Nursing Hires Designer for Online Courses
Information technology and the competencies associated with its use are essential to nursing practice, according to University of St. Thomas School of Nursing Dean, Dr. Poldi Tschirch.
“We must prepare our students with the skills they will need to seek out and apply information in clinical practice and engage in continual learning to keep pace with the rapid growth of knowledge in healthcare,” Tschirch said.
The School of Nursing has a goal to make a majority of courses blended courses—face-to-face with online content—or online-only courses. To assist with meeting this goal, the School of Nursing Title V grant provided funding to support the adaptation of courses into blended and online formats.
The School of Nursing hired Mary Donna Piazza as the new instructional designer under the Title V grant, to help design blended and online courses. She helps faculty members design curricula for distance education or online learning so that students learn more using technology. “Part of my responsibility is helping faculty make the paradigm shift from face-to-face to online,” Piazza said. “I find ways to help them implement interactivity, and improve the communication and collaboration in an online course.”
As nursing students participate in clinical rotations during their junior and senior years, they still need to continue their nursing curriculum and learn new content. Students who are off-campus for extended periods during clinical rotations can benefit from an online component that allows faculty to stay in communication with students and help them to measure and apply the skills they’re learning.
Piazza brings curriculum knowledge, creativity
Tschirch said Piazza brings cutting edge knowledge to her work with faculty, as well as great creativity.
“She is extremely effective in helping faculty translate their content knowledge into engaging and effective online learning experiences for students,” Tschirch said.
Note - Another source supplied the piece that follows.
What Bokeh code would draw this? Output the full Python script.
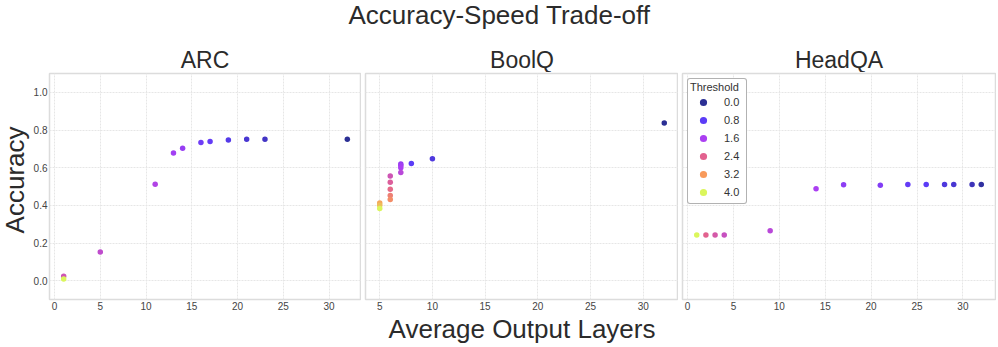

Piazza has 28 years of experience in curriculum design, most recently at the Academic Technology Center for University of Texas Medical Branch in Galveston, where she worked for 16 years. The center served the whole campus. She consulted on how to design, develop and implement new distance educational programs and courses. She provided training and consultation on how to use various Web 2.0 collaboration and communication tools. She also worked for the School of Allied Health Sciences and School of Nursing at the University of Texas Medical Branch in Galveston as an instructional designer and graphics specialist, teaching how to effectively use multimedia in the curriculum.
Curriculum can come alive online
Piazza is a medical illustrator and animator specializing in designing multimedia pieces that can help contribute to student learning in a blended or online class.
“My work has included designing digital case studies,” she said. “By using a technique called digital storytelling, we can make the cases come alive using animation, photo, audio or video.”
Piazza hopes she’ll have the opportunity to do that at UST as well, though her first projects are to work with IT to evaluate new software and new processes to support the faculty and delivery of the curriculum.
In addition to helping develop the curriculum, Piazza is able to evaluate the online courses for problems, like a high drop-out rate or low test scores, which usually stem from communication or collaboration issues.
“I look for ways to improve the courses by using the technology to enhance and support the learning experience,” she said.